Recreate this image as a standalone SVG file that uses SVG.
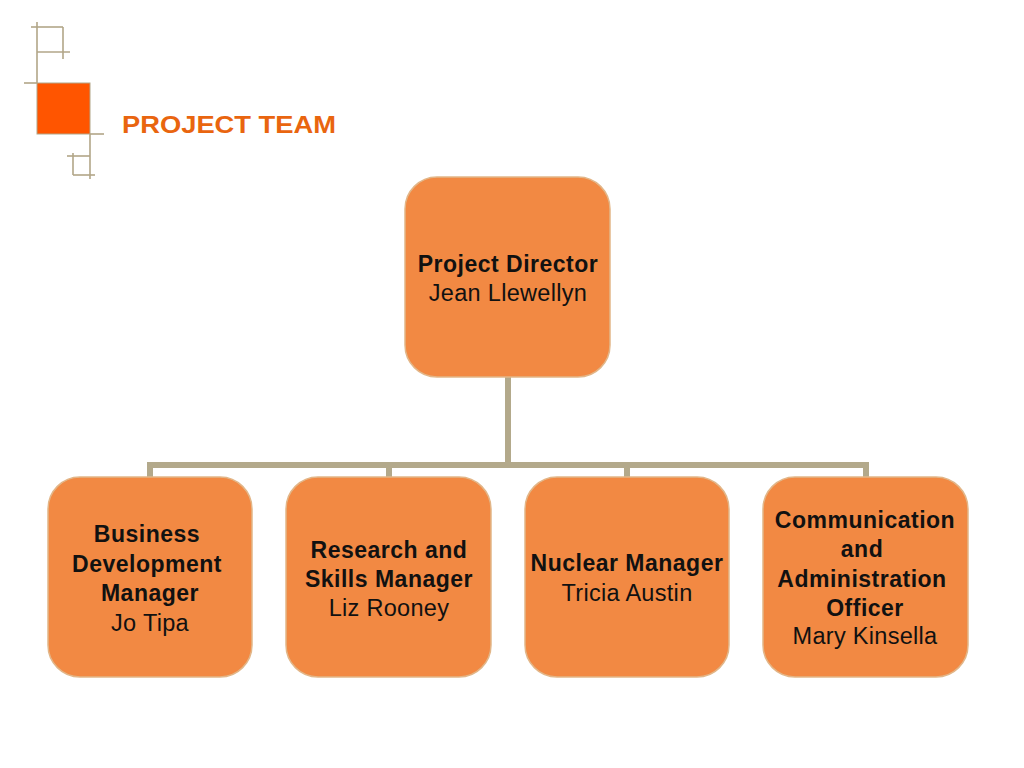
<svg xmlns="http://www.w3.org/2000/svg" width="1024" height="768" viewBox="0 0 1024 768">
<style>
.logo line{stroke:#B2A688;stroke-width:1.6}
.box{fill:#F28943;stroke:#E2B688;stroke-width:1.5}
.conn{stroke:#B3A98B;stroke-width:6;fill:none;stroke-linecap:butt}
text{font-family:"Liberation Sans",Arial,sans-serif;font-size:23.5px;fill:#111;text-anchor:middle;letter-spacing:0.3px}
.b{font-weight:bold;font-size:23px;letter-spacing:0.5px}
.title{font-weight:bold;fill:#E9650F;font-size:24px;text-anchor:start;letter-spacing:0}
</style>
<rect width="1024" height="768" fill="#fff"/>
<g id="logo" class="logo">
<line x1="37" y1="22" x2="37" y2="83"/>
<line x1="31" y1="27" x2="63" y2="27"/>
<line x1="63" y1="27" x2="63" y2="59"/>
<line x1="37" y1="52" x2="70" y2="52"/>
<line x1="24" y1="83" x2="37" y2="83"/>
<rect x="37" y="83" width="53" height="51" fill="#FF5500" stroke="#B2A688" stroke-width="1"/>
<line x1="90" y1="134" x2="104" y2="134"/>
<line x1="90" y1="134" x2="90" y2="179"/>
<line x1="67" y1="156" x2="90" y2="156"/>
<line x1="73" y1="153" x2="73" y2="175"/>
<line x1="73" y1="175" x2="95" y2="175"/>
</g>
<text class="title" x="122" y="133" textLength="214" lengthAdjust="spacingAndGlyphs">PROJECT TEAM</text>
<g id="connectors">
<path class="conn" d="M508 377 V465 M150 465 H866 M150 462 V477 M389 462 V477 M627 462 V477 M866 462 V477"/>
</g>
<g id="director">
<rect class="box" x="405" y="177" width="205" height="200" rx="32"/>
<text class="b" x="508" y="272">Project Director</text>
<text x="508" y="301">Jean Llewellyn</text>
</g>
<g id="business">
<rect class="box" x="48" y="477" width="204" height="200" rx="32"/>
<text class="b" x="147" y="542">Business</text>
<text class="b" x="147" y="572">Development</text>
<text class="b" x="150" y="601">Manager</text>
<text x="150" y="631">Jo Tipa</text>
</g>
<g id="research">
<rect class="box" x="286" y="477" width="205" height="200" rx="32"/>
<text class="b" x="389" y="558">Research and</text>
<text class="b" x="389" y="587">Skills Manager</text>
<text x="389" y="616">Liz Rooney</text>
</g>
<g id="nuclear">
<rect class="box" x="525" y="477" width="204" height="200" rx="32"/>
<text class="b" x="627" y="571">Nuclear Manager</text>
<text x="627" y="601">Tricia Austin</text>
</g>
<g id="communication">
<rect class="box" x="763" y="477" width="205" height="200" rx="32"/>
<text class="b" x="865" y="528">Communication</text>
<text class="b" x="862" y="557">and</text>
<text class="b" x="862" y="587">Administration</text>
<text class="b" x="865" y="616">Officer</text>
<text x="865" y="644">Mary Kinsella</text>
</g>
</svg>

****************************************

**Written request**
Reproduce the material word for word, minus the images.

**Full output**
Recreate this image as a standalone SVG file that uses SVG.
<svg xmlns="http://www.w3.org/2000/svg" width="1024" height="768" viewBox="0 0 1024 768">
<style>
.logo line{stroke:#B2A688;stroke-width:1.6}
.box{fill:#F28943;stroke:#E2B688;stroke-width:1.5}
.conn{stroke:#B3A98B;stroke-width:6;fill:none;stroke-linecap:butt}
text{font-family:"Liberation Sans",Arial,sans-serif;font-size:23.5px;fill:#111;text-anchor:middle;letter-spacing:0.3px}
.b{font-weight:bold;font-size:23px;letter-spacing:0.5px}
.title{font-weight:bold;fill:#E9650F;font-size:24px;text-anchor:start;letter-spacing:0}
</style>
<rect width="1024" height="768" fill="#fff"/>
<g id="logo" class="logo">
<line x1="37" y1="22" x2="37" y2="83"/>
<line x1="31" y1="27" x2="63" y2="27"/>
<line x1="63" y1="27" x2="63" y2="59"/>
<line x1="37" y1="52" x2="70" y2="52"/>
<line x1="24" y1="83" x2="37" y2="83"/>
<rect x="37" y="83" width="53" height="51" fill="#FF5500" stroke="#B2A688" stroke-width="1"/>
<line x1="90" y1="134" x2="104" y2="134"/>
<line x1="90" y1="134" x2="90" y2="179"/>
<line x1="67" y1="156" x2="90" y2="156"/>
<line x1="73" y1="153" x2="73" y2="175"/>
<line x1="73" y1="175" x2="95" y2="175"/>
</g>
<text class="title" x="122" y="133" textLength="214" lengthAdjust="spacingAndGlyphs">PROJECT TEAM</text>
<g id="connectors">
<path class="conn" d="M508 377 V465 M150 465 H866 M150 462 V477 M389 462 V477 M627 462 V477 M866 462 V477"/>
</g>
<g id="director">
<rect class="box" x="405" y="177" width="205" height="200" rx="32"/>
<text class="b" x="508" y="272">Project Director</text>
<text x="508" y="301">Jean Llewellyn</text>
</g>
<g id="business">
<rect class="box" x="48" y="477" width="204" height="200" rx="32"/>
<text class="b" x="147" y="542">Business</text>
<text class="b" x="147" y="572">Development</text>
<text class="b" x="150" y="601">Manager</text>
<text x="150" y="631">Jo Tipa</text>
</g>
<g id="research">
<rect class="box" x="286" y="477" width="205" height="200" rx="32"/>
<text class="b" x="389" y="558">Research and</text>
<text class="b" x="389" y="587">Skills Manager</text>
<text x="389" y="616">Liz Rooney</text>
</g>
<g id="nuclear">
<rect class="box" x="525" y="477" width="204" height="200" rx="32"/>
<text class="b" x="627" y="571">Nuclear Manager</text>
<text x="627" y="601">Tricia Austin</text>
</g>
<g id="communication">
<rect class="box" x="763" y="477" width="205" height="200" rx="32"/>
<text class="b" x="865" y="528">Communication</text>
<text class="b" x="862" y="557">and</text>
<text class="b" x="862" y="587">Administration</text>
<text class="b" x="865" y="616">Officer</text>
<text x="865" y="644">Mary Kinsella</text>
</g>
</svg>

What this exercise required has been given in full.